Our results also confirmed the hypothesis that mental contamination partially mediates the relationship between disgust tendency and obsessive symptoms.

In other words, OCD subjects with a higher tendency to feel disgust when they experience events that make them feel mentally contaminated (e.g., physical or psychological violation, immoral thoughts, morally unacceptable images or impulses), may feel very dirty and disgusted and resort to maladaptive behaviour (e.g., washing compulsions) that keeps the obsessive symptomatology active.

It thus appears from our study that mental contamination plays a significant role in OCD subjects with a fear of contamination, particularly as a mediator of the relationship between propensity to disgust and contamination thoughts/behaviours.

This result may confirm what has been emphasised in the literature regarding the importance of an accurate assessment of critical events precipitating the onset of OCD with fear of contamination.

Mental contamination, as mentioned above, seems to emerge as a consequence of ‘polluting’ life events

In them the person has felt morally wronged (as a result of actions committed) or violated, humiliated (as a result of actions suffered).

What implications for the treatment of obsessive-compulsive disorder?

Given the ‘traumatic’ nature of the state of mental contamination, it is worth reflecting on the extent to which emotions of guilt and disgust in relation to certain stimuli on the part of OCD subjects represent a kind of affect without recollection (Clark, 1999).

In other words, certain situations could activate the emotional experience related to traumatic memory, even if the patient confines himself to the contingent problem that triggers the fear of contamination at that moment.

It might be interesting to consider whether all that the obsessive patient feels compelled to do in order to avert a situation in which he may feel guilty (or disgusted) represents a coping modality with respect to a negative self-assessment, as encoded in that critical event, precipitating the onset of the disorder.
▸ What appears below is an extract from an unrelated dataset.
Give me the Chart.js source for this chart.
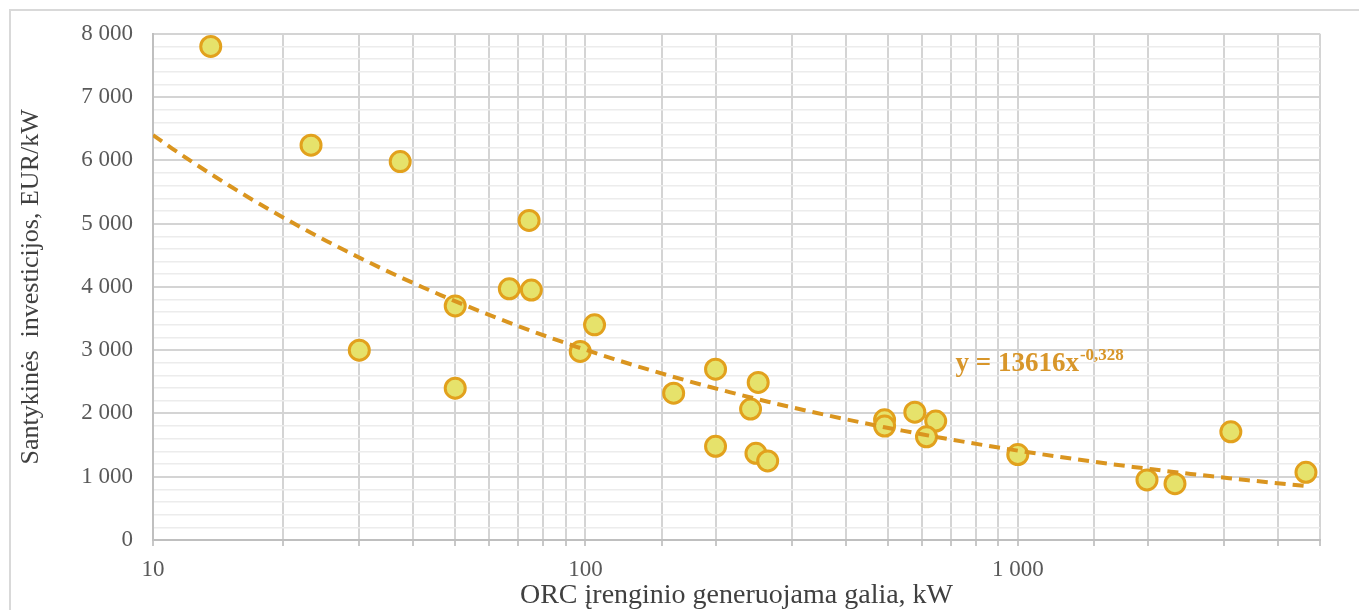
<!DOCTYPE html>
<html>
<head>
<meta charset="utf-8">
<script src="https://cdn.jsdelivr.net/npm/chart.js@4.4.1/dist/chart.umd.min.js"></script>
<style>
    html, body { margin: 0; padding: 0; background: #fff; }
    #wrap { position: relative; width: 1359px; height: 610px; }
</style>
</head>
<body>
<div id="wrap"><canvas id="orc-chart"></canvas></div>
<script>
// ORC unit power, kW
const powerKW = [13.6, 23.2, 37.3, 30, 50, 50, 66.7, 74.1, 75, 97.3, 105, 160, 200, 200,
    241, 251, 248, 264, 492, 492, 578, 646, 615, 1000, 1990, 2310, 3110, 4640];
// specific investment, EUR/kW
const investEUR = [7800, 6240, 5980, 3000, 3700, 2400, 3970, 5050, 3950, 2980, 3400, 2320, 2700, 1480,
    2070, 2490, 1370, 1250, 1900, 1800, 2020, 1880, 1630, 1350, 950, 890, 1710, 1070];

// power trendline shown on the chart: y = 13616 x^-0,328
const TREND_COEF = 13616;
const TREND_EXP = -0.328;
const TREND_LABEL = 'y = 13616x';
const TREND_LABEL_EXP = '-0,328';
const TREND_LABEL_AT = [718, 2780];

const xTickLabels = [10, 100, 1000];
const yTickLabels = [0, 1000, 2000, 3000, 4000, 5000, 6000, 7000, 8000];

const X_TITLE = 'ORC įrenginio generuojama galia, kW';
const Y_TITLE = 'Santykinės  investicijos, EUR/kW';

const fmt = v => String(v).replace(/\B(?=(\d{3})+(?!\d))/g, ' ');

// curve through the fitted equation across the data range
const trendPts = [];
const xMin = 10, xMax = Math.max(...powerKW);
for (let i = 0; i <= 60; i++) {
    const x = xMin * Math.pow(xMax / xMin, i / 60);
    trendPts.push({ x: x, y: TREND_COEF * Math.pow(x, TREND_EXP) });
}

const framePlugin = {
    id: 'frame',
    beforeDraw(chart) {
        const ctx = chart.ctx;
        ctx.save();
        ctx.strokeStyle = '#d9d9d9';
        ctx.lineWidth = 2;
        ctx.beginPath();
        ctx.moveTo(10, chart.height);
        ctx.lineTo(10, 10);
        ctx.lineTo(chart.width, 10);
        ctx.stroke();
        ctx.restore();
    }
};

const eqPlugin = {
    id: 'eqLabel',
    afterDatasetsDraw(chart) {
        const ctx = chart.ctx;
        const x = chart.scales.x.getPixelForValue(TREND_LABEL_AT[0]);
        const y = chart.scales.y.getPixelForValue(TREND_LABEL_AT[1]);
        ctx.save();
        ctx.fillStyle = '#d8962a';
        ctx.textBaseline = 'middle';
        ctx.textAlign = 'left';
        ctx.font = 'bold 27px "Liberation Serif"';
        ctx.fillText(TREND_LABEL, x, y);
        const w = ctx.measureText(TREND_LABEL).width;
        ctx.font = 'bold 17px "Liberation Serif"';
        ctx.fillText(TREND_LABEL_EXP, x + w + 1, y - 8);
        ctx.restore();
    }
};

new Chart(document.getElementById('orc-chart'), {
    type: 'scatter',
    data: {
        datasets: [{
            label: 'trend',
            data: trendPts,
            showLine: true,
            borderColor: '#da951f',
            borderWidth: 4,
            borderDash: [11, 7],
            pointRadius: 0,
            fill: false,
            order: 0
        }, {
            label: 'ORC',
            data: powerKW.map((p, i) => ({ x: p, y: investEUR[i] })),
            backgroundColor: '#e6e26b',
            borderColor: '#e2a11d',
            borderWidth: 3,
            pointRadius: 10,
            pointHoverRadius: 10,
            order: 1
        }]
    },
    options: {
        responsive: true,
        maintainAspectRatio: false,
        animation: false,
        events: [],
        layout: { padding: { left: 10, top: 33, right: 39, bottom: 0 } },
        plugins: {
            legend: { display: false },
            tooltip: { enabled: false }
        },
        scales: {
            x: {
                type: 'logarithmic',
                min: 10,
                max: 5000,
                afterFit: s => { s.height = 70; },
                border: { color: '#bfbfbf', width: 2 },
                grid: { color: '#d4d4d4', lineWidth: 2, tickLength: 6, tickColor: '#c8c8c8' },
                ticks: {
                    autoSkip: false,
                    maxRotation: 0,
                    padding: 10,
                    color: '#595959',
                    font: { family: 'Liberation Serif', size: 23 },
                    callback: v => xTickLabels.includes(v) ? fmt(v) : ''
                },
                title: {
                    display: true,
                    text: X_TITLE,
                    color: '#404040',
                    padding: { top: 0, bottom: 0 },
                    font: { family: 'Liberation Serif', size: 28, lineHeight: 1 }
                }
            },
            y: {
                min: 0,
                max: 8000,
                afterFit: s => { s.width = 143; },
                border: { color: '#bfbfbf', width: 2 },
                grid: {
                    drawTicks: false,
                    color: c => c.tick.value % 1000 === 0 ? '#d4d4d4' : '#ececec',
                    lineWidth: c => c.tick.value % 1000 === 0 ? 2 : 1.5
                },
                ticks: {
                    stepSize: 200,
                    autoSkip: false,
                    padding: 20,
                    color: '#595959',
                    font: { family: 'Liberation Serif', size: 23 },
                    callback: v => yTickLabels.includes(v) ? fmt(v) : ''
                },
                title: {
                    display: true,
                    text: Y_TITLE,
                    color: '#404040',
                    padding: { top: 8, bottom: 0 },
                    font: { family: 'Liberation Serif', size: 26, lineHeight: 1 }
                }
            }
        }
    },
    plugins: [framePlugin, eqPlugin]
});
</script>
</body>
</html>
In this regard, the purpose of obsessive activity could be to repair a profoundly ‘polluted’ idea of self, as it was activated at the time of the event precipitating the disorder, or to avoid actions that could reactivate that same negative idea of the person, making him or her feel disgusted, humiliated and potentially a source of contempt from the community to which they belong.

The fact that mental contamination is linked to a negative self-assessment as a consequence of critical events triggers reflection on how much this internal feeling of dirtiness is linked to a problem of non-processing/integration into the autobiographical memory of the past critical event(s) and how DOC subjects with mental contamination, through washing and other neutralising behaviours, try to distance themselves from the thoughts and feelings connected to the memory (‘wash away the past’).

Understanding the role of mental contamination in mental contamination OCD allows the development of potentially more effective treatments.

Here, the possibility of supplementing Exposure and Response Prevention – which we know to be the proven effective treatment in OCD – with work on reprocessing traumatic events, using techniques such as imagery rescripting or EMDR, could increase the success rate of standard cognitive-behavioural intervention.

Bibliography

Clark, D. (1999). Anxiety disorders: why they persist and how to treat them. Behaviour Research and Therapy, 37, S5-S27.

Fairbrother, N., & Rachman, S. J. (2004). Feelings of mental pollution subsequent to sexual assault. Behaviour Research and Therapy, 42, 173-190.

Melli, G., Carraresi, C., Stopani, E., & Bulli, F. (2014). Propensione al disgusto e sintomi del disturbo ossessivo compulsivo legati alla contaminazione: il ruolo mediatore della contaminazione mentale. Journal of Obsessive-Compulsive and Related Disorders, 3, 77-82.

Rachman, S. J. (2004). La paura della contaminazione. Ricerca e terapia del comportamento, 42, 1227-1255.

Zhong, C e Liljenquist, K. (2006). Lavare i propri peccati: Moralità minacciata e pulizia fisica. Science, 313, 1451-1452.